### [WORK REQUIRED]
The entries below contain a line with "Write a component" and a line with "Chart.register(...registerables);". Quote exactly those two lines and all lines between them.

(Records)
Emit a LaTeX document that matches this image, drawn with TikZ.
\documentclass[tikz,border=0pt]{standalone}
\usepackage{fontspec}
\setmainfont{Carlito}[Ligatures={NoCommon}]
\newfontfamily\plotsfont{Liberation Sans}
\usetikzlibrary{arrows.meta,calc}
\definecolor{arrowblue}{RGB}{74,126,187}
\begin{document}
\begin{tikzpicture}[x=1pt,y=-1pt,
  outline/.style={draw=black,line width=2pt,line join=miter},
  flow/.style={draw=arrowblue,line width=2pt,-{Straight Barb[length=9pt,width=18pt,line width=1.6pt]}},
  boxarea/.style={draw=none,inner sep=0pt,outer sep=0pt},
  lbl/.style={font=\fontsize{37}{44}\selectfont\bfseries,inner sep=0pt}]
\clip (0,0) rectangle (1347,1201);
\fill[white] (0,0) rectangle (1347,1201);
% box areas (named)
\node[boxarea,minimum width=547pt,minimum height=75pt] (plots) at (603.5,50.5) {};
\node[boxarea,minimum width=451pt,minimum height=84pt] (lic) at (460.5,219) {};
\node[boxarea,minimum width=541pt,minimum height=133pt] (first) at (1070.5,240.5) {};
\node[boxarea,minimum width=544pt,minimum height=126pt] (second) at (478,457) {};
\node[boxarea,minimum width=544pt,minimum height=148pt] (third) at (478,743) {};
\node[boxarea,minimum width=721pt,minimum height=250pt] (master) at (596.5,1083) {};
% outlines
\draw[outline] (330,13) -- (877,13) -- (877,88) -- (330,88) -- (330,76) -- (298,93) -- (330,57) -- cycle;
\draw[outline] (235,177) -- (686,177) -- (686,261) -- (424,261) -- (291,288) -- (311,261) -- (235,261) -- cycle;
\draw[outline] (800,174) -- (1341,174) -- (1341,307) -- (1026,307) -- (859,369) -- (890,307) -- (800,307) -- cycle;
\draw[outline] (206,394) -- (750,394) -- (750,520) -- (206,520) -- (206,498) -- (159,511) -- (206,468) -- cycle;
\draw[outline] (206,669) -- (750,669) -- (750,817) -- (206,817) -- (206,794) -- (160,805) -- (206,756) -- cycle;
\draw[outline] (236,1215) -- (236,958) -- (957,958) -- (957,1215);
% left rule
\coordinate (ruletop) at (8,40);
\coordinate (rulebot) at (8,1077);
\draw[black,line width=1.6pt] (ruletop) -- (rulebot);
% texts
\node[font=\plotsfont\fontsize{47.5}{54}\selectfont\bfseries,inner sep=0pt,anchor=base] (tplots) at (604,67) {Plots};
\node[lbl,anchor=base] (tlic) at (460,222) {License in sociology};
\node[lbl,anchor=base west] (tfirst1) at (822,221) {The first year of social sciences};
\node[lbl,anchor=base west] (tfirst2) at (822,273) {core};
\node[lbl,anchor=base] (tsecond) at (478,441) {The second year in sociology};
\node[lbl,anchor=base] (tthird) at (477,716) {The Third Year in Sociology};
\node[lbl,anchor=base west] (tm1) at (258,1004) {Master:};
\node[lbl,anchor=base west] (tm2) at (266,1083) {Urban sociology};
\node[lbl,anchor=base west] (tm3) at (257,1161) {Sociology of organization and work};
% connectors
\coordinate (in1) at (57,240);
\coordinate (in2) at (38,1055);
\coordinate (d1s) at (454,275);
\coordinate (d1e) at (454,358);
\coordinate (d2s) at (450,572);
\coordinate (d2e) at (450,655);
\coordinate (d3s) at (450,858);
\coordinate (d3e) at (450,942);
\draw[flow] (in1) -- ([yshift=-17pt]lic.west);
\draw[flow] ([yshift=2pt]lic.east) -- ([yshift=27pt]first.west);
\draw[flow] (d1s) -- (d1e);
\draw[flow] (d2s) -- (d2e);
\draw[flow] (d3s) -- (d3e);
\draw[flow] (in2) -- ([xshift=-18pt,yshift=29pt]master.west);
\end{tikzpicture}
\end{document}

* * *

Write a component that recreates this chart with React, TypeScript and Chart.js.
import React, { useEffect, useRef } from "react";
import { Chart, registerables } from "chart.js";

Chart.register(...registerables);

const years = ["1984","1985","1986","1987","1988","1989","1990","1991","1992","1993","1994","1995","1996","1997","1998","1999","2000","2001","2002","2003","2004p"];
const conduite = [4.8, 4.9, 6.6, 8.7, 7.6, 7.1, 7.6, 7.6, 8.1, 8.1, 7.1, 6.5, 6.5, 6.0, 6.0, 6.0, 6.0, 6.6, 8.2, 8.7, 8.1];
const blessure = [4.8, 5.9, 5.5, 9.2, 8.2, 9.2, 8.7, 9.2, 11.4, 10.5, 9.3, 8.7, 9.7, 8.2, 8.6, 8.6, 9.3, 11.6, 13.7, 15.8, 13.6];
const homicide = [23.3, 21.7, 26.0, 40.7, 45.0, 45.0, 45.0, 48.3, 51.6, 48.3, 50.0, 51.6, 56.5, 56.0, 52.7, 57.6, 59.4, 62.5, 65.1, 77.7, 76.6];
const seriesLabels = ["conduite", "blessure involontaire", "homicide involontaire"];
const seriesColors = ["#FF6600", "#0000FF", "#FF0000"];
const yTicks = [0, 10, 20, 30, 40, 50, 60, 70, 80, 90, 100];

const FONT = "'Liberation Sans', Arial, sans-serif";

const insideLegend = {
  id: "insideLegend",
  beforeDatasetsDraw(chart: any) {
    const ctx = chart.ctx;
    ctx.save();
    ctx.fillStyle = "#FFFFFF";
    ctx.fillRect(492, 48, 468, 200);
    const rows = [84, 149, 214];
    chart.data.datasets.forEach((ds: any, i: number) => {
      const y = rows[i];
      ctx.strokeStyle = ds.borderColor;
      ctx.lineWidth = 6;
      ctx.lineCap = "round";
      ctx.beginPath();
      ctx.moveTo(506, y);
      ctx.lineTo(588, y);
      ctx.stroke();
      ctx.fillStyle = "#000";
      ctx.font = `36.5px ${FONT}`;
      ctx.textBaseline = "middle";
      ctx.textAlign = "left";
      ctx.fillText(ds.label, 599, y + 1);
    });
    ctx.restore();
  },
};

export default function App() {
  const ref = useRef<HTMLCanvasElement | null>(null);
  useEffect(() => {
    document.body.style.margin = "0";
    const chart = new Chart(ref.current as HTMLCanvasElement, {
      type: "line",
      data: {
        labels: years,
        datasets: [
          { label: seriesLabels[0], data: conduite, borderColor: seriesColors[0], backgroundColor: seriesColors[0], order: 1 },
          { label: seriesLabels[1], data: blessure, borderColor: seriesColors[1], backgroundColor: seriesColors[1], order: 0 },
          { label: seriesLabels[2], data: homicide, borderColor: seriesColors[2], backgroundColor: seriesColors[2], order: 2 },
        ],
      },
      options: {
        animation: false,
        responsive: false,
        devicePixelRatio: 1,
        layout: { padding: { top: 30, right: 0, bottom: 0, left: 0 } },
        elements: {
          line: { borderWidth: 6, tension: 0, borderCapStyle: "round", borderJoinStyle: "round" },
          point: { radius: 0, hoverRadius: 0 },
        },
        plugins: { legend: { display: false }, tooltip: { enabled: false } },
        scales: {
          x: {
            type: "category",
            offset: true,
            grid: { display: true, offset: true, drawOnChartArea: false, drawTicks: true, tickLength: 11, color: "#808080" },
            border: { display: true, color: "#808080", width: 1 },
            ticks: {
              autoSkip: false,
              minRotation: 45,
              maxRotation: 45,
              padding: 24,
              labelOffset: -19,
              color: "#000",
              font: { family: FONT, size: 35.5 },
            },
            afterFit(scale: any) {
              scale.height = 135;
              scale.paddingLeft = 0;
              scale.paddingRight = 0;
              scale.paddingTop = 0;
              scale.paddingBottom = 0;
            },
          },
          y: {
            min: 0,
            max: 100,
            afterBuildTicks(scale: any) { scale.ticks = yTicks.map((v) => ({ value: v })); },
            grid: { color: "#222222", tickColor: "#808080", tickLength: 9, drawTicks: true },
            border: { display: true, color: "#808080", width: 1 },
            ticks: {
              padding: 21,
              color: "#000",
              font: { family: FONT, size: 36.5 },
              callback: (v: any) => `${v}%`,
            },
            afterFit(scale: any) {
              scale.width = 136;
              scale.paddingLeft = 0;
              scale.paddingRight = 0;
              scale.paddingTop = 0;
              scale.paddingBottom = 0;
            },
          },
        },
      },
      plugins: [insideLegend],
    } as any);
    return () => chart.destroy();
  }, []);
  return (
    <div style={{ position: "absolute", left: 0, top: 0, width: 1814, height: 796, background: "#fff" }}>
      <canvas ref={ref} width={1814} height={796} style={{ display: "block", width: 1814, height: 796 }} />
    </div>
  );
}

### [TASK OUTPUT]
Write a component that recreates this chart with React, TypeScript and Chart.js.
import React, { useEffect, useRef } from "react";
import { Chart, registerables } from "chart.js";

Chart.register(...registerables);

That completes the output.